Fixed-Rate vs. Adjustable-Rate Mortgages: Which Is Right for You?

Overview

Choosing between a fixed-rate mortgage (FRM) and an adjustable-rate mortgage (ARM) is one of the most significant decisions you’ll make when buying a home. Both options have their own set of advantages and drawbacks, and the right choice depends on your financial situation, future plans, and risk tolerance. This guide will help you understand the key differences and benefits of each type to make an informed decision.

Fixed-Rate Mortgages: Stability and Predictability

A fixed-rate mortgage (FRM) offers a consistent interest rate for the entire loan term, typically 15, 20, or 30 years. This predictability can be a significant advantage for many homebuyers.

Advantages of Fixed-Rate Mortgages

  1. Predictable Payments: With an FRM, your monthly principal and interest payments remain the same throughout the loan term. This stability makes it easier to budget and plan for the long term.
  2. Protection Against Interest Rate Increases: If interest rates rise, your fixed-rate mortgage remains unaffected. This can save you a substantial amount over the life of the loan.
  3. Simplicity: Fixed-rate mortgages are straightforward, making them easier to understand compared to adjustable-rate mortgages.

Disadvantages of Fixed-Rate Mortgages

  1. Higher Initial Rates: Fixed-rate mortgages usually start with higher interest rates compared to ARMs.
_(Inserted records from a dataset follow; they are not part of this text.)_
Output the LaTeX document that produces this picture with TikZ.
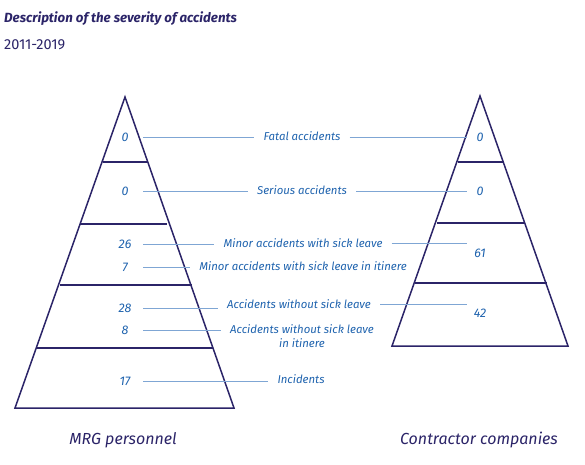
\documentclass[tikz,border=0pt]{standalone}
\usepackage{fontspec}
\setmainfont{Fira Sans}
\usepackage{tikz}
\usetikzlibrary{positioning, calc}
\definecolor{inkNavy}{HTML}{2B2468}
\definecolor{inkBlue}{HTML}{1F63AE}
\definecolor{leadBlue}{HTML}{7FA6D4}
\tikzset{
    pyrline/.style={draw=inkNavy, line width=1.5pt, line join=miter},
    bandline/.style={draw=inkNavy, line width=1.6pt},
    numlbl/.style={text=inkBlue, font=\fontsize{12.5}{14}\selectfont\itshape, minimum width=36pt, inner sep=0pt},
    numlblR/.style={numlbl, minimum width=26pt},
    catlbl/.style={text=inkBlue, font=\fontsize{11.4}{14}\selectfont\itshape, inner sep=9pt, align=center},
    leader/.style={draw=leadBlue, line width=0.6pt},
    grouplbl/.style={text=inkNavy, font=\fontsize{16}{18}\selectfont\itshape},
}

\begin{document}
\begin{tikzpicture}[x=1pt, y=-1pt]
\useasboundingbox (0,0) rectangle (585,464);

% title
\node[text=inkNavy, font=\fontsize{13.3}{16}\selectfont\bfseries\itshape, anchor=west, inner sep=0pt] (title) at (4,19) {Description of the severity of accidents};
\node[text=inkNavy, font=\fontsize{14.5}{16}\selectfont, anchor=west, inner sep=0pt] (years) at (4,45) {2011-2019};

% MRG pyramid
\draw[pyrline] (15,408) -- (125,97) -- (234,408) -- cycle;
\draw[bandline] (103,162) -- (148,162);
\draw[bandline] (80,224) -- (167,224);
\draw[bandline] (60,285) -- (192,285);
\draw[bandline] (37,348) -- (213,348);

% contractor pyramid
\draw[pyrline] (392,346) -- (480,96) -- (568,346) -- cycle;
\draw[bandline] (458,162) -- (503,162);
\draw[bandline] (437,223) -- (525,223);
\draw[bandline] (415,283) -- (547,283);

% figures, MRG
\node[numlbl] (mFatal) at (125,137) {0};
\node[numlbl] (mSerious) at (125,191) {0};
\node[numlbl] (mMinor) at (125,244) {26};
\node[numlbl] (mMinorIt) at (125,267) {7};
\node[numlbl] (mNoLeave) at (125,308) {28};
\node[numlbl] (mNoLeaveIt) at (125,330) {8};
\node[numlbl] (mIncid) at (125,381) {17};

% figures, contractors
\node[numlblR] (cFatal) at (480,137) {0};
\node[numlblR] (cSerious) at (480,191) {0};
\node[numlblR] (cMinor) at (480,253) {61};
\node[numlblR] (cNoLeave) at (480,313) {42};

% categories
\node[catlbl] (lFatal) at (302,136) {Fatal accidents};
\node[catlbl] (lSerious) at (302,190) {Serious accidents};
\node[catlbl] (lMinor) at (303,243) {Minor accidents with sick leave};
\node[catlbl] (lMinorIt) at (303,266) {Minor accidents with sick leave in itinere};
\node[catlbl] (lNoLeave) at (299,304) {Accidents without sick leave};
\node[catlbl] (lNoLeaveIt) at (302,336) {Accidents without sick leave\\in itinere};
\node[catlbl] (lIncid) at (301,379) {Incidents};

% leaders
\draw[leader] (mFatal.east) -- (mFatal.east -| lFatal.west);
\draw[leader] (lFatal.east |- cFatal.west) -- (cFatal.west);
\draw[leader] (mSerious.east) -- (mSerious.east -| lSerious.west);
\draw[leader] (lSerious.east |- cSerious.west) -- (cSerious.west);
\draw[leader] (mMinor.east) -- (mMinor.east -| lMinor.west);
\draw[leader] (lMinor.east) -- (lMinor.east -| cMinor.west);
\draw[leader] (mMinorIt.east) -- (mMinorIt.east -| lMinorIt.west);
\draw[leader] (mNoLeave.east) -- (mNoLeave.east -| lNoLeave.west);
\draw[leader] (lNoLeave.east) -- (lNoLeave.east -| cNoLeave.west);
\draw[leader] (mNoLeaveIt.east) -- (mNoLeaveIt.east -| lNoLeaveIt.west);
\draw[leader] (mIncid.east) -- (mIncid.east -| lIncid.west);

% groups
\node[grouplbl] (mrg) at (123,440) {MRG personnel};
\node[grouplbl] (contr) at (479,440) {Contractor companies};
\end{tikzpicture}
\end{document}
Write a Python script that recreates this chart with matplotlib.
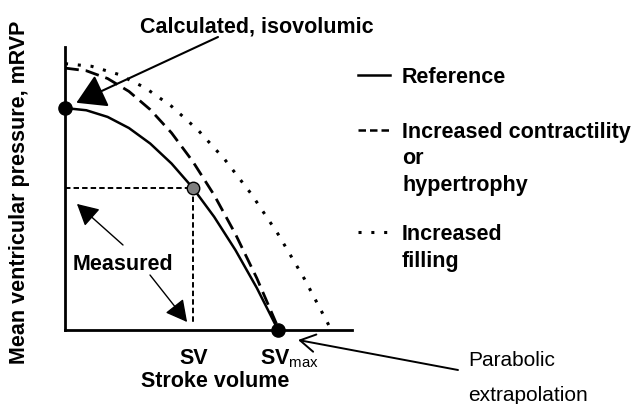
import matplotlib
matplotlib.use("Agg")
import matplotlib.pyplot as plt
from matplotlib.lines import Line2D

plt.rcParams["font.family"] = ["Liberation Sans", "DejaVu Sans"]
plt.rcParams["mathtext.fontset"] = "custom"
plt.rcParams["mathtext.rm"] = "Liberation Sans"
plt.rcParams["mathtext.bf"] = "Liberation Sans:bold"

# curves (stroke volume, pressure; reference SVmax = 1, isovolumic P = 1)
sv_ref = [0, 0.1, 0.2, 0.3, 0.4, 0.5, 0.6, 0.7, 0.8, 0.9, 1.0]
p_ref = [1.0, 0.99, 0.96, 0.91, 0.84, 0.75, 0.64, 0.51, 0.36, 0.19, 0.0]

sv_contr = [0, 0.1, 0.2, 0.3, 0.4, 0.5, 0.6, 0.7, 0.8, 0.9, 1.005]
p_contr = [1.18, 1.168, 1.133, 1.075, 0.993, 0.888, 0.759, 0.608, 0.432, 0.234, 0.0]

sv_fill = [0, 0.125, 0.25, 0.375, 0.5, 0.625, 0.75, 0.875, 1.0, 1.125, 1.25]
p_fill = [1.2, 1.188, 1.152, 1.092, 1.008, 0.9, 0.768, 0.612, 0.432, 0.228, 0.0]

sv_measured, p_measured = 0.6, 0.64
sv_iso, p_iso = 0.0, 1.0
sv_max = 1.0

legend_labels = ["Reference", "Increased contractility\nor\nhypertrophy", "Increased\nfilling"]

W, H = 638, 404
fig = plt.figure(figsize=(W / 100, H / 100), dpi=100)
ax = fig.add_axes([65 / W, 74 / H, 287 / W, 283 / H])
ax.set_xlim(0, 1.347)
ax.set_ylim(0, 1.275)
for s in ["top", "right"]:
    ax.spines[s].set_visible(False)
for s in ["left", "bottom"]:
    ax.spines[s].set_linewidth(2.0)
ax.set_xticks([])
ax.set_yticks([])

ax.plot(sv_ref, p_ref, color="black", lw=1.8, solid_capstyle="butt")
ax.plot(sv_contr, p_contr, color="black", lw=2.0, linestyle=(0, (5, 2.5)))
ax.plot(sv_fill, p_fill, color="black", lw=2.2, linestyle=(0, (1, 3.2)))

# measured guides
ax.plot([0, sv_measured], [p_measured, p_measured], color="black", lw=1.4, linestyle=(0, (2.8, 1.6)))
ax.plot([sv_measured, sv_measured], [p_measured, 0.03], color="black", lw=1.4, linestyle=(0, (2.8, 1.6)))

ax.plot([sv_iso], [p_iso], "o", color="black", ms=9.5, clip_on=False, zorder=5)
ax.plot([sv_max], [0], "o", color="black", ms=9.5, clip_on=False, zorder=5)
ax.plot([sv_measured], [p_measured], "o", mfc="#7f7f7f", mec="black", mew=1.0, ms=9, zorder=5)

# overlay in image pixels for text and legend
ov = fig.add_axes([0, 0, 1, 1])
ov.set_xlim(0, W)
ov.set_ylim(H, 0)
ov.axis("off")

bold = dict(fontsize=15.5, fontweight="bold", color="black")

ov.text(20, 192, "Mean ventricular pressure, mRVP", rotation=90, ha="center", va="center", **bold)
ov.text(215, 387, "Stroke volume", ha="center", va="baseline", **bold)
ov.annotate("SV", xy=(sv_measured, 0), xycoords=ax.transData, xytext=(1, -34),
            textcoords="offset pixels", ha="center", va="baseline", **bold)
ov.annotate(r"$\mathbf{SV}_{\mathrm{max}}$", xy=(sv_max, 0), xycoords=ax.transData, xytext=(-18, -34),
            textcoords="offset pixels", ha="left", va="baseline", **bold)

ov.text(140, 32, "Calculated, isovolumic", ha="left", va="baseline", **bold)
ov.annotate("", xy=(sv_iso, p_iso), xycoords=ax.transData, xytext=(218, 37), textcoords=ov.transData,
            arrowprops=dict(arrowstyle="-|>,head_length=0.6,head_width=0.36", mutation_scale=30,
                            color="black", lw=1.5, shrinkA=0, shrinkB=9))

ov.text(73, 270, "Measured", ha="left", va="baseline", **bold)
ov.annotate("", xy=(0.056, 0.568), xycoords=ax.transData, xytext=(123, 245), textcoords=ov.transData,
            arrowprops=dict(arrowstyle="-|>,head_length=0.6,head_width=0.32", mutation_scale=22,
                            color="black", lw=1.0, shrinkA=0, shrinkB=0))
ov.annotate("", xy=(0.573, 0.036), xycoords=ax.transData, xytext=(150, 275), textcoords=ov.transData,
            arrowprops=dict(arrowstyle="-|>,head_length=0.6,head_width=0.32", mutation_scale=22,
                            color="black", lw=1.0, shrinkA=0, shrinkB=0))

ov.text(468, 366, "Parabolic", ha="left", va="baseline", fontsize=15, color="black")
ov.text(468, 401, "extrapolation", ha="left", va="baseline", fontsize=15, color="black")
ov.annotate("", xy=(1.094, -0.045), xycoords=ax.transData, xytext=(458, 370), textcoords=ov.transData,
            arrowprops=dict(arrowstyle="->,head_length=0.6,head_width=0.35", mutation_scale=18,
                            color="black", lw=1.4, shrinkA=0, shrinkB=0))

# legend: sample line, then label lines stacked below the first baseline
styles = [dict(lw=1.8, linestyle="-"), dict(lw=1.8, linestyle=(0, (3, 1.6))), dict(lw=2.2, linestyle=(0, (1, 3.2)))]
legend_y = [75, 130, 232]
line_step = 26.5
for lab, st, y in zip(legend_labels, styles, legend_y):
    ov.add_line(Line2D([358, 390], [y, y], color="black", **st))
    for k, part in enumerate(lab.split("\n")):
        ov.text(402, y + 8 + k * line_step, part, ha="left", va="baseline", **bold)

fig.savefig("out.png", dpi=100)
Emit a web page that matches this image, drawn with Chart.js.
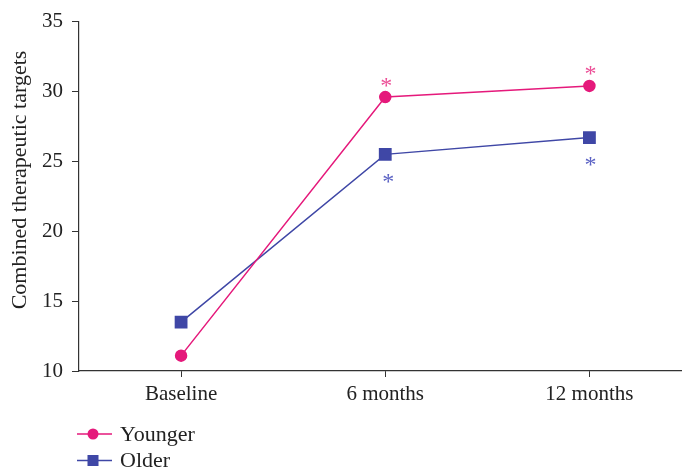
<!DOCTYPE html>
<html>
<head>
<meta charset="utf-8">
<script src="https://cdn.jsdelivr.net/npm/chart.js@4"></script>
<style>
html,body{margin:0;padding:0;background:#fff;overflow:hidden;width:720px;}
#wrap{position:relative;width:701px;height:468px;}
canvas{display:block;}
</style>
</head>
<body>
<div id="wrap"><canvas id="c"></canvas></div>
<script>
const categories = ["Baseline", "6 months", "12 months"];
const younger = [11.1, 29.6, 30.4];
const older = [13.5, 25.5, 26.7];
const seriesNames = ["Younger", "Older"];
const yTicks = [10, 15, 20, 25, 30, 35];
const yTitle = "Combined therapeutic targets";
// significance markers: [datasetIndex, pointIndex, side]
const sigMarks = [[0, 1, "above"], [0, 2, "above"], [1, 1, "below"], [1, 2, "below"]];

const PINK = "#E5197B", BLUE = "#3F47A6";
const PINK_AST = "#EC4F97", BLUE_AST = "#5B62C4";
const FONT = "'Liberation Serif', 'Times New Roman', serif";

const extras = {
  id: "extras",
  afterDatasetsDraw(chart) {
    const ctx = chart.ctx;
    ctx.save();
    // y-axis title
    ctx.save();
    ctx.translate(20, 180);
    ctx.rotate(-Math.PI / 2);
    ctx.font = "22px " + FONT;
    ctx.fillStyle = "#222";
    ctx.textAlign = "center";
    ctx.textBaseline = "middle";
    ctx.fillText(yTitle, 0, 0);
    ctx.restore();

    ctx.font = "24px " + FONT;
    ctx.textAlign = "center";
    ctx.textBaseline = "alphabetic";
    sigMarks.forEach(([di, pi, side]) => {
      const el = chart.getDatasetMeta(di).data[pi];
      ctx.fillStyle = di === 0 ? PINK_AST : BLUE_AST;
      const cy = side === "above" ? el.y - 17 : el.y + 22;
      const cx = el.x + (side === "below" && pi === 1 ? 3 : 1);
      ctx.fillText("*", cx, cy + 12.5);
    });
    // legend
    const items = chart.data.datasets;
    items.forEach((ds, i) => {
      const y = 434 + i * 26.5;
      ctx.strokeStyle = ds.borderColor;
      ctx.lineWidth = 1.5;
      ctx.beginPath();
      ctx.moveTo(77, y); ctx.lineTo(112, y); ctx.stroke();
      ctx.fillStyle = ds.backgroundColor;
      if (ds.pointStyle === "circle") {
        ctx.beginPath(); ctx.arc(93, y, 5.5, 0, Math.PI * 2); ctx.fill();
      } else {
        ctx.fillRect(93 - 5.5, y - 5.5, 11, 11);
      }
      ctx.fillStyle = "#222";
      ctx.font = "22px " + FONT;
      ctx.textAlign = "left";
      ctx.textBaseline = "middle";
      ctx.fillText(ds.label, 120, y + 1);
    });
    ctx.restore();
  }
};

new Chart(document.getElementById("c"), {
  type: "line",
  data: {
    labels: categories,
    datasets: [
      { label: seriesNames[0], data: younger, borderColor: PINK, backgroundColor: PINK,
        borderWidth: 1.5, pointStyle: "circle", pointRadius: 5.5, pointHoverRadius: 5.5, tension: 0 },
      { label: seriesNames[1], data: older, borderColor: BLUE, backgroundColor: BLUE,
        borderWidth: 1.5, pointStyle: "rect", pointRadius: 8, pointHoverRadius: 8, tension: 0 }
    ]
  },
  options: {
    responsive: true,
    maintainAspectRatio: false,
    animation: false,
    events: [],
    layout: { padding: { top: 20, right: 0, bottom: 0, left: 0 } },
    plugins: { legend: { display: false }, tooltip: { enabled: false } },
    scales: {
      x: {
        type: "category",
        offset: true,
        grid: { display: true, drawOnChartArea: false, offset: false, color: "#333", tickLength: 6 },
        border: { display: true, color: "#333", width: 1.2 },
        ticks: { color: "#222", font: { family: FONT, size: 21 }, padding: 5, maxRotation: 0 },
        afterFit(s) { s.height = 97; }
      },
      y: {
        min: 10, max: 35,
        afterBuildTicks(s) { s.ticks = yTicks.map(v => ({ value: v })); },
        grid: { display: true, drawOnChartArea: false, color: "#333", tickLength: 7 },
        border: { display: true, color: "#333", width: 1.2 },
        ticks: { color: "#222", font: { family: FONT, size: 21 }, padding: 9 },
        title: { display: false },
        afterFit(s) { s.width = 79; }
      }
    }
  },
  plugins: [extras]
});
</script>
</body>
</html>
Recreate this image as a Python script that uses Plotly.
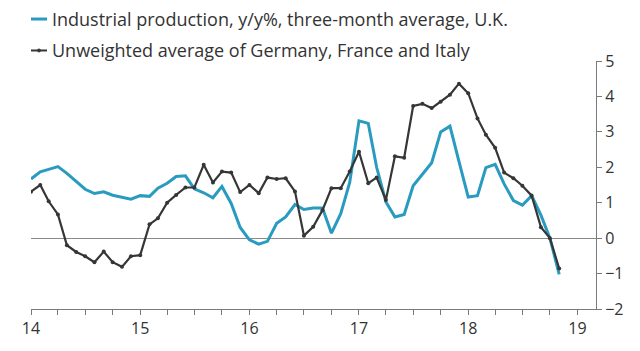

This can make your initial monthly payments higher.
  2. Less Flexibility: If interest rates fall, you won’t benefit from lower monthly payments unless you refinance, which can involve additional costs and paperwork.

Adjustable-Rate Mortgages: Flexibility and Potential Savings

An adjustable-rate mortgage (ARM) starts with a lower initial interest rate than a fixed-rate mortgage. However, the rate adjusts periodically based on market conditions after an initial fixed period.

Advantages of Adjustable-Rate Mortgages

  1. Lower Initial Rates: ARMs often offer lower initial rates than fixed-rate mortgages, which can make your initial monthly payments more affordable.
  2. Potential for Decreasing Rates: If interest rates fall, your monthly payments could decrease after the adjustment period, potentially saving you money.
  3. Flexibility: ARMs can be advantageous if you plan to move or refinance before the adjustable period begins. The lower initial rate can make this option more appealing in the short term.

Disadvantages of Adjustable-Rate Mortgages

  1. Uncertainty: The biggest drawback of an ARM is the uncertainty of future interest rate changes. If rates increase, your monthly payments could rise significantly.
  2. Complexity: ARMs can be more complicated to understand due to their adjustable nature and the various indices they might be tied to.
  3. Risk of Payment Shock: If the interest rate increases dramatically, your monthly payments could become unaffordable, leading to financial stress.

Factors to Consider When Choosing Between FRM and ARM

  1. Length of Stay: If you plan to stay in your home for a long time, a fixed-rate mortgage might be better due to its stability. Conversely, if you plan to sell or refinance within a few years, an ARM might save you money with its lower initial rates.
  2. Financial Stability: If you prefer predictable expenses and are risk-averse, a fixed-rate mortgage offers peace of mind. If you have a higher risk tolerance and can handle potential payment increases, an ARM might work for you.
  3. Market Conditions: Consider current and projected interest rates. If rates are expected to rise, a fixed-rate mortgage might be safer. If rates are stable or declining, an ARM could be beneficial.
  4. Economic Environment: During periods of low inflation and stable economic growth, an ARM might offer better savings. In uncertain economic times, a fixed-rate mortgage provides more security.

Conclusion

Choosing between a fixed-rate and an adjustable-rate mortgage is a personal decision that should align with your financial goals, risk tolerance, and future plans. By understanding the pros and cons of each option, you can make a more informed choice that best suits your needs. Whether you prioritize stability and predictability or are willing to take on some risk for potential savings, there’s a mortgage type that’s right for you.